Stages of Addiction
People don't get addicted to World of Warcraft right away. It usually takes a few hours at least. Ha ha. Seriously, the real hooks get into players after reaching max level (currently 80) which is why with every patch and expansion, Blizzard has made it easier and easier to level. Here's how the stages of addiction usually progress:
1. Leveling
This is when you get your character from level 1 to level 80. It's been dumbed down so much since the game first came out that the next step will probably be to have you message a GM (in-game customer service) to set your level to 80. Blizzard has even added some features making it even easier for you to level additional characters after you have a character at 80 already, on top of being able to use your level 80 character as a sugar daddy. The additional characters create more investment in the game for you. Clever. On the way to your first 80 however, you are learning the game and it's all new and unfamiliar. You can stop any time, though. It's just like any other RPG and you don't really group with anyone for more than an hour or two.
2. 5-man Dungeons
This is the next step after level 80. It's incredibly easy to get a random group to do these, and get yourself some better equipment quickly. You might join a guild to make it easier to get these groups together and have some reliable people to depend on, but even so, you just do these when you feel like it and ask whoever's around in your guild, you don't have to schedule nights on your calendar, that would be silly.
3. Raiding
Unless you're raiding. Raids require groups of 10 or 25 (and previously 40) which often requires some serious schedule coordination. Guilds usually schedule raids at least a week ahead of time, with signup sheets and waiting lists and some kind of system to determine priority. You can't just take off a night when you've had a bad day anymore, because people are depending on you. You could be ruining the plans of 24 other people. That's why they had you fill out an application and evaluated you in trial raids based on whether your personality would be a "fit" for the guild, whether you seemed committed enough, and whether you could play well. Man, if you quit now, you'd be letting a lot of people down.

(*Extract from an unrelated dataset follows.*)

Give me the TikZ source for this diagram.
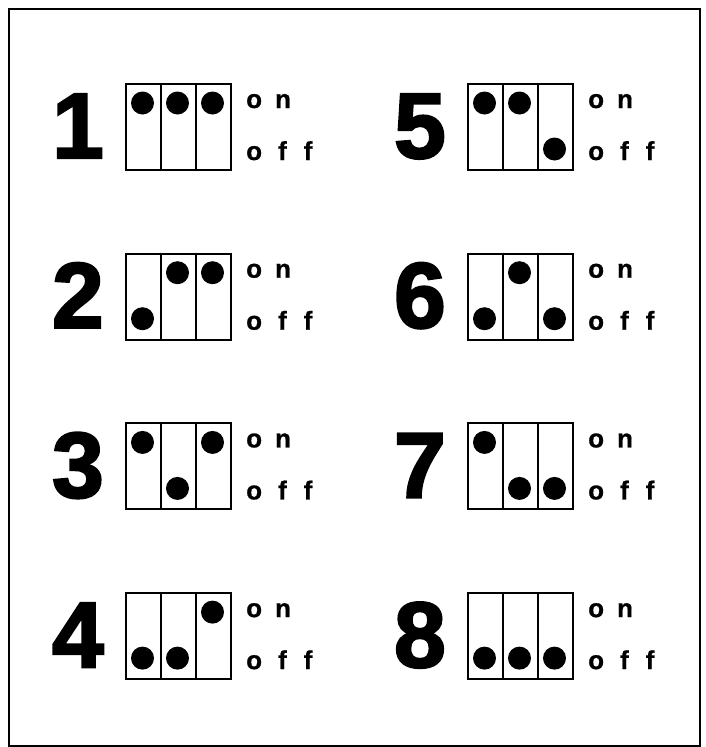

4. Meaningless Achievements
Even raiding gets repetitive after a while and making new 10/25-man dungeons is a lot of work. Blizzard is not going to be able to make them fast enough to keep up with the ADD of their players. That's why there are a ton of completely useless prestige items and achievements to get, like pets that don't do anything and mounts that function exactly like the one you already have (if you get 50, you get a free mount that also functions exactly like the 50 you have). You have to jump through hoops to get through many of these, like finding a very rare monster, or running the same dungeon 100 times hoping for a random drop, or going to a yearly World of Warcraft conference. Blizzard also found they could save themselves the trouble of actually making any reward item at all for players with an achievement point system, where you get "points" for completing arbitrary tasks or killing a boss a certain way (hopping on one leg, hand behind your back) which gain you absolutely nothing in-game but which everyone else can see and be impressed, or saddened by.
5. Burnout
Eventually a player gets tired to death of raiding and starts to question why they have spent so many months trying to get a dragon that is a different color than the dragon they have now. They realize it's time to concentrate on "real life" and say tearful goodbyes to everyone in their guild and pack up their characters and everyone writes long posts on the guild forum about how much they appreciate them. Then the player goes and does productive things in their life.
6. Return
Several months later the player starts playing WoW again. Everyone welcomes them back! It's cool, they straightened out their life. They can control it this time. Some people have been known to repeat steps 5 and 6 about once a month, continuously. This is known to psychologists as Brett Favre Syndrome.